February 3, 2017

Location: Janskerkhof 15a (Utrecht), room 202

11:15–13:00
Massimiliano Gubinelli (IAM and Hausdorff Center for Mathematics, Bonn) homepage

Weak universality of fluctuations and singular stochastic PDEs

Mesoscopic fluctuations of microscopic (discrete or continuous) dynamics can be described in terms of non-Gaussian random fields. These random fields are fully described by certain nonlinear stochastic partial differential equations which are universal: they depend on very few details of the microscopic model. However, due to the extreme irregular nature of the random field sample paths, these equations turn out to not be well-posed in any classical analytic sense. In this talk I will review recent progress in the mathematical understanding of such singular equations and of their (weak) universality. In particular I will discuss the case of the one dimensional Kardar–Parisi–Zhang equation and of the three dimensional Stochasic Allen–Cahn equation.

14:30–16:15
Willem van Zuijlen (WIAS and Humboldt University, Berlin)

Mean-field Gibbs-non-Gibbs transitions

A Gibbs-non-Gibbs transition is a transition from a state that is Gibbsian into a non-Gibbsian one by a transformation. For example, a Gibbs measure for the Ising model transformed by certain spin-flip dynamics may become non-Gibbs. Understanding Gibbs-non-Gibbs transitions on the “level” of lattices or graphs on which Gibbs measures are defined is rather difficult as one has to deal with the underlying graph structure.

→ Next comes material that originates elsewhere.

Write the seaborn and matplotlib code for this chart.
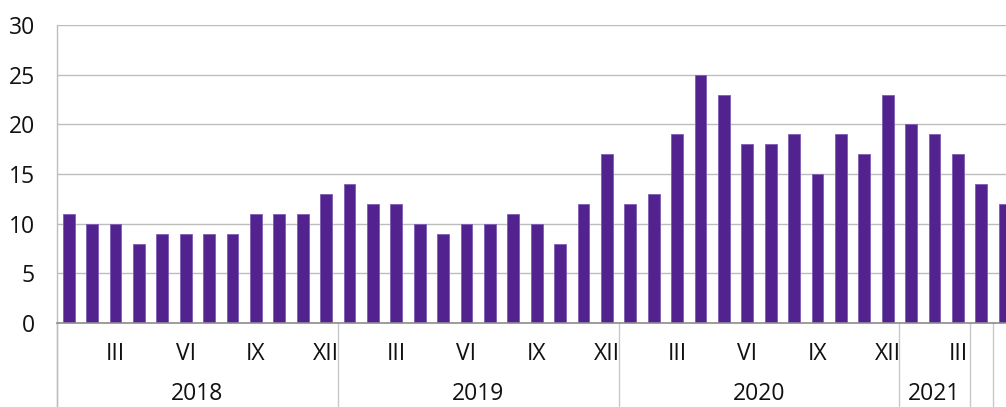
import matplotlib
matplotlib.use("Agg")
import matplotlib.pyplot as plt
import matplotlib.transforms as mtransforms
import seaborn as sns
import numpy as np
import pandas as pd

values_2018 = [11, 10, 10, 8, 9, 9, 9, 9, 11, 11, 11, 13]
values_2019 = [14, 12, 12, 10, 9, 10, 10, 11, 10, 8, 12, 17]
values_2020 = [12, 13, 19, 25, 23, 18, 18, 19, 15, 19, 17, 23]
values_2021 = [20, 19, 17]
values_after = [14, 12]

month_labels = ["III", "VI", "IX", "XII"]
year_labels = ["2018", "2019", "2020", "2021"]
group_sizes = [12, 12, 12, 3, 1, 1]

values = values_2018 + values_2019 + values_2020 + values_2021 + values_after
df = pd.DataFrame({"idx": np.arange(len(values)), "value": values})

sns.set_theme(style="white")
plt.rcParams["font.family"] = ["Open Sans", "DejaVu Sans"]

W, H = 1006, 407
fig = plt.figure(figsize=(W / 100, H / 100), dpi=100)
left, right, top, bottom = 57, 1006, 25, 323
ax = fig.add_axes([left / W, 1 - bottom / H, (right - left) / W, (bottom - top) / H])

color = "#52238F"
sns.barplot(data=df, x="idx", y="value", color=color, width=0.5,
            saturation=1, ax=ax, zorder=3, edgecolor="#7E5DB5", linewidth=0.6)

slot = 23.4
xmax = (right - left) / slot - 0.5
ax.set_xlim(-0.5, xmax)
ax.set_ylim(0, 30)
ax.set_yticks(range(0, 31, 5))
ax.yaxis.grid(True, color="#BDBDBD", linewidth=1.0, zorder=0)
FS = 16.5
ax.tick_params(axis="y", length=0, labelsize=FS, pad=16, labelcolor="#111111")
for s in ["top", "right"]:
    ax.spines[s].set_visible(False)
ax.spines["bottom"].set_color("#8C8C8C")
ax.spines["bottom"].set_linewidth(1.2)
ax.spines["bottom"].set_zorder(4)
ax.spines["left"].set_color("#BDBDBD")
ax.spines["left"].set_linewidth(1.0)
ax.set_xlabel("")
ax.set_ylabel("")

# Month tick labels
tick_pos, tick_lab = [], []
start = 0
for gi, n in enumerate(group_sizes[:4]):
    for m, lab in zip([2, 5, 8, 11], month_labels):
        if m < n:
            tick_pos.append(start + m)
            tick_lab.append(lab)
    start += n
ax.set_xticks(tick_pos)
ax.set_xticklabels(tick_lab)
ax.tick_params(axis="x", length=0, labelsize=FS, pad=14, labelcolor="#111111")

# Group dividers and year labels
trans = mtransforms.blended_transform_factory(ax.transData, ax.transAxes)
depth = -(H - bottom) / (bottom - top) - 0.05
bounds = [-0.5]
for n in group_sizes:
    bounds.append(bounds[-1] + n)
for b in bounds[:-1]:
    ax.plot([b, b], [0, depth], transform=trans, color="#C8C8C8",
            linewidth=1.0, clip_on=False, zorder=1)
ax.plot([-0.5, -0.5], [0, depth], transform=trans, color="#BDBDBD",
        linewidth=1.0, clip_on=False, zorder=1)
for i, lab in enumerate(year_labels):
    cx = (bounds[i] + bounds[i + 1]) / 2
    ax.text(cx, -(400 - bottom) / (bottom - top), lab, transform=trans,
            ha="center", va="baseline", fontsize=FS, color="#111111")

fig.savefig("out.png", dpi=100)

In this talk I will describe mean-field systems and their Gibbs-non-Gibbs transitions. Mean-field systems do not have an underlying graph structure, as the interaction is equally distributed among all spins; the interaction is “mean-field”. In most of the considered mean-field systems the conjecture about the relation between minimisers of a rate function and Gibbsianness has been proved. This relation and consequences in different examples will be described. Possibly, I will also go into level 2 mean-field systems.